Doug Datish

No. 50
- Positions: Center, guard

Personal information
- Born: August 1, 1983 (age 42) Warren, Ohio, U.S.
- Listed height: 6 ft 4 in (1.93 m)
- Listed weight: 305 lb (138 kg)

Career information
- High school: Howland (Warren)
- College: Ohio State
- NFL draft: 2007: 6th round, 198th overall pick

Career history
- Atlanta Falcons (2007); Indianapolis Colts (2008)*; Atlanta Falcons (2008)*; Tennessee Titans (2008–2009);
- * Offseason and/or practice squad member only

Awards and highlights
- BCS national champion (2002); First-team All-Big Ten (2006);

= Doug Datish =

American football player (born 1983)

Doug Datish (/ˈdætɪʃ/ DAT-ish; born August 1, 1983) is an American former professional football player who was a center in the National Football League (NFL).
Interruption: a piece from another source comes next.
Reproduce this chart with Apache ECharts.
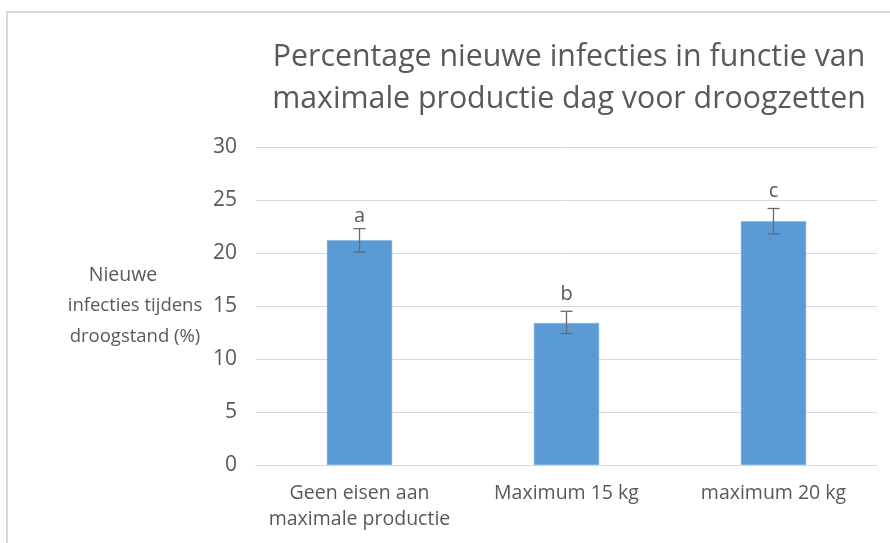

He played college football for the Ohio State Buckeyes. He was selected by the Atlanta Falcons in the sixth round of the 2007 NFL draft. Datish was also a member of the Indianapolis Colts and Tennessee Titans.

==Early life==
Datish was a standout player on both offense and defense at Howland High School. As a senior, he was selected as the Associated Press Division II Co-Defensive player of the year and was first-team All-Ohio. He was ranked as the fifth-best offensive lineman in the country by SuperPrep. He and his wife, Karli, reside in Warren, Ohio.